• _Data shown_
[Start]
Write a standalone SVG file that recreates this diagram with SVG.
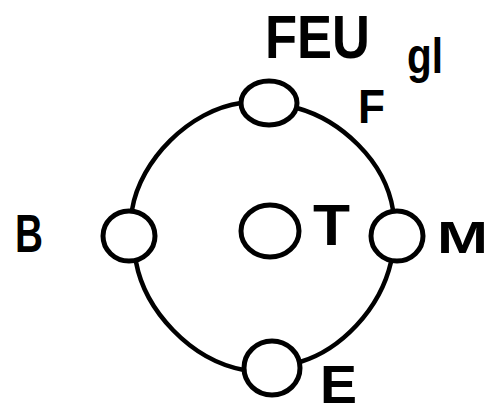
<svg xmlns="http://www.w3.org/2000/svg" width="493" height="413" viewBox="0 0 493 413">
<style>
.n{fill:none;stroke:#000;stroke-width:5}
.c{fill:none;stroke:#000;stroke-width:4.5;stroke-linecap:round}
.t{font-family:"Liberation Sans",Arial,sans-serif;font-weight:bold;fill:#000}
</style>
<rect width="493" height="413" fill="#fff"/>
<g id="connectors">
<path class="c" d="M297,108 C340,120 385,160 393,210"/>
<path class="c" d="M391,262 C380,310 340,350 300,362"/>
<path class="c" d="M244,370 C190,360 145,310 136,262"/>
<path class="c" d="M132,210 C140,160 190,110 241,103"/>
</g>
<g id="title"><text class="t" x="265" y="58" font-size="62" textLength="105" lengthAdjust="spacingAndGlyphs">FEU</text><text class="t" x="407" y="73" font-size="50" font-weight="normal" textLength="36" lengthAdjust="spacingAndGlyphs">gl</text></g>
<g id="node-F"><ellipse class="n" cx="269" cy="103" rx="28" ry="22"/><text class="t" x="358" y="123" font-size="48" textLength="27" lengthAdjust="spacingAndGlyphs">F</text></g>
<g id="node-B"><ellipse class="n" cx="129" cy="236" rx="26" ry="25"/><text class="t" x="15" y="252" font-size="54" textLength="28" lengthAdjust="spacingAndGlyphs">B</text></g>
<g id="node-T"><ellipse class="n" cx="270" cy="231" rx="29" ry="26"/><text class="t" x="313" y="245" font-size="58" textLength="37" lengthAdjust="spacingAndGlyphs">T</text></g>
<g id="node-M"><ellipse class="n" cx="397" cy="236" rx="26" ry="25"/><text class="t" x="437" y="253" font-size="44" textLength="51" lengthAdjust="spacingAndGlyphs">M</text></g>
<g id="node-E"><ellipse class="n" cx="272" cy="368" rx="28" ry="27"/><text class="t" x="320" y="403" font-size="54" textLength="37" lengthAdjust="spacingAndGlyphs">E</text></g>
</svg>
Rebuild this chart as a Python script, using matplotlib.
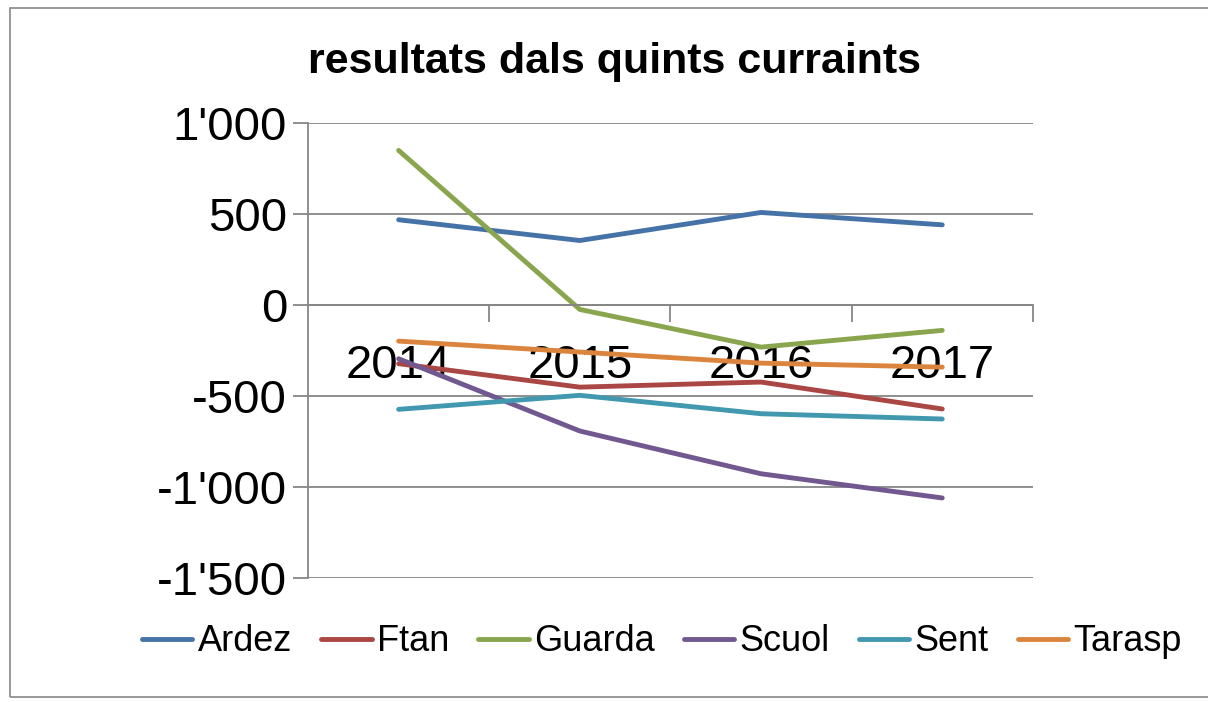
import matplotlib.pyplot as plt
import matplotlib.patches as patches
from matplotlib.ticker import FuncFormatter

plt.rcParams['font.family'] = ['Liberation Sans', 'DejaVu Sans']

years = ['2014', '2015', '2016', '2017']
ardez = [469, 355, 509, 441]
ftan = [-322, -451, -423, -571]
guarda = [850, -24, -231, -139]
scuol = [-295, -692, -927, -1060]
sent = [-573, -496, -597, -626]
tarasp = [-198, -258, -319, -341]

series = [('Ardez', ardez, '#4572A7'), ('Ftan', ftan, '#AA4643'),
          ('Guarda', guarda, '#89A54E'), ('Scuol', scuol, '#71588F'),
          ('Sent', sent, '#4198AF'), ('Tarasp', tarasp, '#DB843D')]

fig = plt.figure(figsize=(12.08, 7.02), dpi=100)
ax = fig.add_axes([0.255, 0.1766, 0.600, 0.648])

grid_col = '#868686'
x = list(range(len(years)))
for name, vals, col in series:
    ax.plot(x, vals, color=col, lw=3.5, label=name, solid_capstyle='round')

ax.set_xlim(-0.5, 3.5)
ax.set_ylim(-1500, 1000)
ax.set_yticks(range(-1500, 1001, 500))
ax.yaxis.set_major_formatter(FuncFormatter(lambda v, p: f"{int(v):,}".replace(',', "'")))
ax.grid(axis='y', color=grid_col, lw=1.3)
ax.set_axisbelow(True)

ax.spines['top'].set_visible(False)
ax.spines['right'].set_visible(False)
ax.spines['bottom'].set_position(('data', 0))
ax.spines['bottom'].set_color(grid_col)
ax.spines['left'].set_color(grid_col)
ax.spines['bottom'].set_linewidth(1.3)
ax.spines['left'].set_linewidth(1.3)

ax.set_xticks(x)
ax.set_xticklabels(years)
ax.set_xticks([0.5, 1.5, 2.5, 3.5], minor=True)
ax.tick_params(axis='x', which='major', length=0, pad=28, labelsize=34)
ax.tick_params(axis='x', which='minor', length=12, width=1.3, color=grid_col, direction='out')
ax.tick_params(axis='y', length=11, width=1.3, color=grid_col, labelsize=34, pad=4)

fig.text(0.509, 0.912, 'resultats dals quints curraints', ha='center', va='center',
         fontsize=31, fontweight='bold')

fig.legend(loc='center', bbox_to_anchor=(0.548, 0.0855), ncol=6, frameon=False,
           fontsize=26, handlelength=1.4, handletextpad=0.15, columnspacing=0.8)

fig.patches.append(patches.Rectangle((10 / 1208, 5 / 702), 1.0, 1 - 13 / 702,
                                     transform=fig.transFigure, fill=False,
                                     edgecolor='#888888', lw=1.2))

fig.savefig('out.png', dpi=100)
[End]
• _Directive_
Write out the full listing verbatim, excluding its pictures.

• _Solution to the problem_
Write a standalone SVG file that recreates this diagram with SVG.
<svg xmlns="http://www.w3.org/2000/svg" width="493" height="413" viewBox="0 0 493 413">
<style>
.n{fill:none;stroke:#000;stroke-width:5}
.c{fill:none;stroke:#000;stroke-width:4.5;stroke-linecap:round}
.t{font-family:"Liberation Sans",Arial,sans-serif;font-weight:bold;fill:#000}
</style>
<rect width="493" height="413" fill="#fff"/>
<g id="connectors">
<path class="c" d="M297,108 C340,120 385,160 393,210"/>
<path class="c" d="M391,262 C380,310 340,350 300,362"/>
<path class="c" d="M244,370 C190,360 145,310 136,262"/>
<path class="c" d="M132,210 C140,160 190,110 241,103"/>
</g>
<g id="title"><text class="t" x="265" y="58" font-size="62" textLength="105" lengthAdjust="spacingAndGlyphs">FEU</text><text class="t" x="407" y="73" font-size="50" font-weight="normal" textLength="36" lengthAdjust="spacingAndGlyphs">gl</text></g>
<g id="node-F"><ellipse class="n" cx="269" cy="103" rx="28" ry="22"/><text class="t" x="358" y="123" font-size="48" textLength="27" lengthAdjust="spacingAndGlyphs">F</text></g>
<g id="node-B"><ellipse class="n" cx="129" cy="236" rx="26" ry="25"/><text class="t" x="15" y="252" font-size="54" textLength="28" lengthAdjust="spacingAndGlyphs">B</text></g>
<g id="node-T"><ellipse class="n" cx="270" cy="231" rx="29" ry="26"/><text class="t" x="313" y="245" font-size="58" textLength="37" lengthAdjust="spacingAndGlyphs">T</text></g>
<g id="node-M"><ellipse class="n" cx="397" cy="236" rx="26" ry="25"/><text class="t" x="437" y="253" font-size="44" textLength="51" lengthAdjust="spacingAndGlyphs">M</text></g>
<g id="node-E"><ellipse class="n" cx="272" cy="368" rx="28" ry="27"/><text class="t" x="320" y="403" font-size="54" textLength="37" lengthAdjust="spacingAndGlyphs">E</text></g>
</svg>
Rebuild this chart as a Python script, using matplotlib.
import matplotlib.pyplot as plt
import matplotlib.patches as patches
from matplotlib.ticker import FuncFormatter

plt.rcParams['font.family'] = ['Liberation Sans', 'DejaVu Sans']

years = ['2014', '2015', '2016', '2017']
ardez = [469, 355, 509, 441]
ftan = [-322, -451, -423, -571]
guarda = [850, -24, -231, -139]
scuol = [-295, -692, -927, -1060]
sent = [-573, -496, -597, -626]
tarasp = [-198, -258, -319, -341]

series = [('Ardez', ardez, '#4572A7'), ('Ftan', ftan, '#AA4643'),
          ('Guarda', guarda, '#89A54E'), ('Scuol', scuol, '#71588F'),
          ('Sent', sent, '#4198AF'), ('Tarasp', tarasp, '#DB843D')]

fig = plt.figure(figsize=(12.08, 7.02), dpi=100)
ax = fig.add_axes([0.255, 0.1766, 0.600, 0.648])

grid_col = '#868686'
x = list(range(len(years)))
for name, vals, col in series:
    ax.plot(x, vals, color=col, lw=3.5, label=name, solid_capstyle='round')

ax.set_xlim(-0.5, 3.5)
ax.set_ylim(-1500, 1000)
ax.set_yticks(range(-1500, 1001, 500))
ax.yaxis.set_major_formatter(FuncFormatter(lambda v, p: f"{int(v):,}".replace(',', "'")))
ax.grid(axis='y', color=grid_col, lw=1.3)
ax.set_axisbelow(True)

ax.spines['top'].set_visible(False)
ax.spines['right'].set_visible(False)
ax.spines['bottom'].set_position(('data', 0))
ax.spines['bottom'].set_color(grid_col)
ax.spines['left'].set_color(grid_col)
ax.spines['bottom'].set_linewidth(1.3)
ax.spines['left'].set_linewidth(1.3)

ax.set_xticks(x)
ax.set_xticklabels(years)
ax.set_xticks([0.5, 1.5, 2.5, 3.5], minor=True)
ax.tick_params(axis='x', which='major', length=0, pad=28, labelsize=34)
ax.tick_params(axis='x', which='minor', length=12, width=1.3, color=grid_col, direction='out')
ax.tick_params(axis='y', length=11, width=1.3, color=grid_col, labelsize=34, pad=4)

fig.text(0.509, 0.912, 'resultats dals quints curraints', ha='center', va='center',
         fontsize=31, fontweight='bold')

fig.legend(loc='center', bbox_to_anchor=(0.548, 0.0855), ncol=6, frameon=False,
           fontsize=26, handlelength=1.4, handletextpad=0.15, columnspacing=0.8)

fig.patches.append(patches.Rectangle((10 / 1208, 5 / 702), 1.0, 1 - 13 / 702,
                                     transform=fig.transFigure, fill=False,
                                     edgecolor='#888888', lw=1.2))

fig.savefig('out.png', dpi=100)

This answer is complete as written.